Another sign that the good times are back comes from when risers keep on rising. Examples of this include the 100% gain for Powerhouse Energy (PHE), as the market warmed to the signing of an initial 5-year framework agreement with Australian based, National Hydrogen Ltd. Even better was the line in the RNS that PHE will not require any capital for the deal. So, it would appear to be a win-win / no brainer initiative by the company. A rather more esoteric story came from another of the week’s big risers which managed to hold onto sharp gains: GCM Resources (GCM). Here it was enough for the company just to say that it has identified a replacements for its non-executive Chairman, and also found someone to be non-executive director. Given that the shares rose 76% on the week, one would assume that these mystery directors are of a great calibre of Cannon & Ball.
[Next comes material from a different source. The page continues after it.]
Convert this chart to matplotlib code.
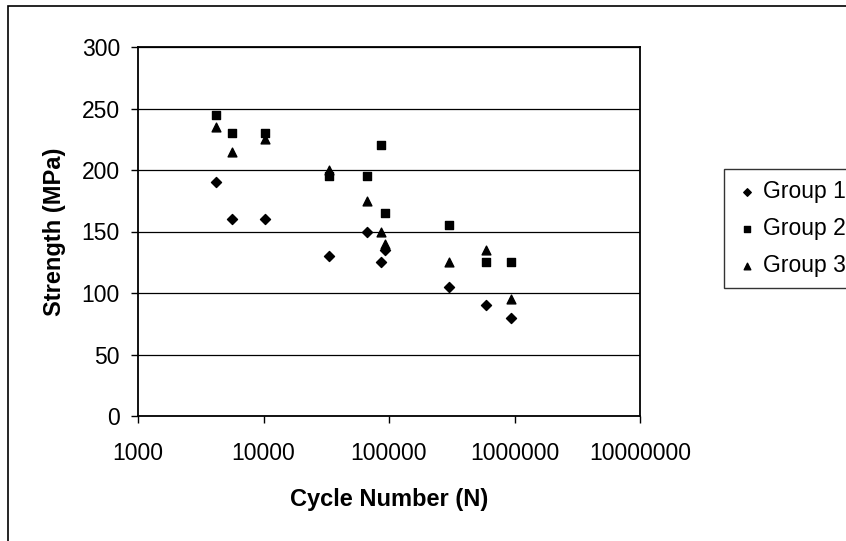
import matplotlib.pyplot as plt
from matplotlib.patches import Rectangle

plt.rcParams['font.family'] = ['Liberation Sans', 'DejaVu Sans']

# cycle numbers (shared by all groups) and strengths
cycles = [4200, 5600, 10200, 33500, 66500, 86000, 92500, 300000, 595000, 945000]
group1 = [190, 160, 160, 130, 150, 125, 135, 105, 90, 80]
group2 = [245, 230, 230, 195, 195, 220, 165, 155, 125, 125]
group3 = [235, 215, 225, 200, 175, 150, 140, 125, 135, 95]

y_ticks = [0, 50, 100, 150, 200, 250, 300]
x_ticks = [1000, 10000, 100000, 1000000, 10000000]

fig = plt.figure(figsize=(8.46, 5.41), dpi=100)
ax = fig.add_axes([138 / 846, 1 - 416 / 541, 502 / 846, 369 / 541])

ax.scatter(cycles, group1, marker="D", s=26, color="black", label="Group 1", zorder=3)
ax.scatter(cycles, group2, marker="s", s=28, color="black", label="Group 2", zorder=3)
ax.scatter(cycles, group3, marker="^", s=40, color="black", label="Group 3", zorder=3)

ax.set_xscale("log")
ax.set_xlim(1000, 10000000)
ax.set_ylim(0, 300)
ax.set_xticks(x_ticks)
ax.set_xticklabels([str(t) for t in x_ticks])
ax.minorticks_off()
ax.set_yticks(y_ticks)
ax.yaxis.grid(True, color="black", linewidth=0.9)
ax.set_axisbelow(True)
for s in ax.spines.values():
    s.set_linewidth(1.3)
ax.tick_params(axis="both", labelsize=16.5, length=5, width=1, direction="out")
ax.tick_params(axis="x", pad=14)
ax.tick_params(axis="y", pad=8)

ax.set_xlabel("Cycle Number (N)", fontsize=17, fontweight="bold", labelpad=16)
ax.set_ylabel("Strength (MPa)", fontsize=17, fontweight="bold", labelpad=11)

leg = fig.legend(loc="upper left", bbox_to_anchor=(724 / 846, 1 - 169 / 541),
                 fontsize=16.5, frameon=True, fancybox=False, borderaxespad=0,
                 handletextpad=0.2, handlelength=1.0, markerscale=0.75,
                 labelspacing=0.6, borderpad=0.5)
leg.get_frame().set_edgecolor("black")
leg.get_frame().set_linewidth(1)

# outer chart border (only left and top edges visible)
fig.add_artist(Rectangle((8 / 846, -0.5), 2, 0.5 + 1 - 6 / 541, transform=fig.transFigure,
                         fill=False, edgecolor="black", linewidth=1.2))

fig.savefig("out.png", dpi=100)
If only it were Lord Hanson and Lord White.

Although one suspects that only around 2% of the people reading any Renalytix (RENX) actually understand what is going on there, this week the shares rebounded nearly 50%, as the company said that the United States Government has approved adding the company’s FDA de Novo Marketing authorized test, kidneyintelX.dkd, to its 10-year Governmentwide Acquisition Contract for early-stage kidney disease bioprognostic™ testing services. Quite a mouthful. But after the rather horrific share price rug pull in H2 2023, there has been a decent bounce for RENX, which looks set to continue.

Last week Ensilica (ENSI) received an effusive mention from “The Tipster” Lucy Tobin, doing the job that I always wanted to do when I grew up. Our Lucy quite correctly mentioned ENSI’s exposure to the microchip boom, especially with reference to AI. Unlike most tips the rise in the stock was not a one day wonder. But it was backed by a RNS a day for Monday through Thursday, including a $20m contract win and a £1.1m placing.

One of the stars of last summer was Optibiotix (OPTI) as it managed to see its shares capitalise on the alleged demise of artificial sweetener Aspartame’s cancer scare. This event snapped years of the company not being able to get the market to “get it”, perhaps largely because of the way it communicates with the market. But now it is on the zeitgeist one might expect the international sales growth to do the talking.

Direct Line Insurance (DLG) was the blue chip highlight of the week, with the company rejecting a £3.1bn bid from Ageas. Of course, we have been told how cheap the UK market is, and that many companies like DLG are ripe for the taking. However, it could be that they are currently so cheap that no buyer would want to pay double or even triple the pre-approach price. For instance, in 2015 DLG was trading at 400p versus 207p at the end of the week. At the same time, if I meet any more smug people who apparently already owned DLG before the bid…

A company whose rise I did enjoy was model train group Hornby (HRN). This is because it does appear to be a good old fashioned stakebuilding story, and one that might logically have legs. Sports Direct owner Frasers now has 8.9% of the company. There seems little reason for it not to keep on going, especially given the way that at 35p the shares are still as cheap as chips as compared to in the pandemic. And of course, people will always love trainsets.

We were speaking about management changes at GCM Resources (GCM), and it is interesting that for Katoro Gold (KAT) there have been heavyweight changes in this respect. A particular standout is the arrival of Sean Wade of Power Metal (POW) fame as Non-Executive Chairman. Wade, the £825,00 raise recently, and the prospect of a new CEO being announced mean that KAT is well and truly back on the map.

Speaking of heavyweights, there was certainly one arriving at Good Life (AQSE:GDLF). He came in the form of David Craven, the main who managed to win the National Lottery license of Camelot – no mean feat. Joining GDLF,  the luxury prize draw and rewards company, as Board as Non-Executive Chairman. He will succeed Keith Harris, obviously not the one of Orville fame. GDLF seeks to take its place in the rapidly growing prize draw space, but do it via a subscription model.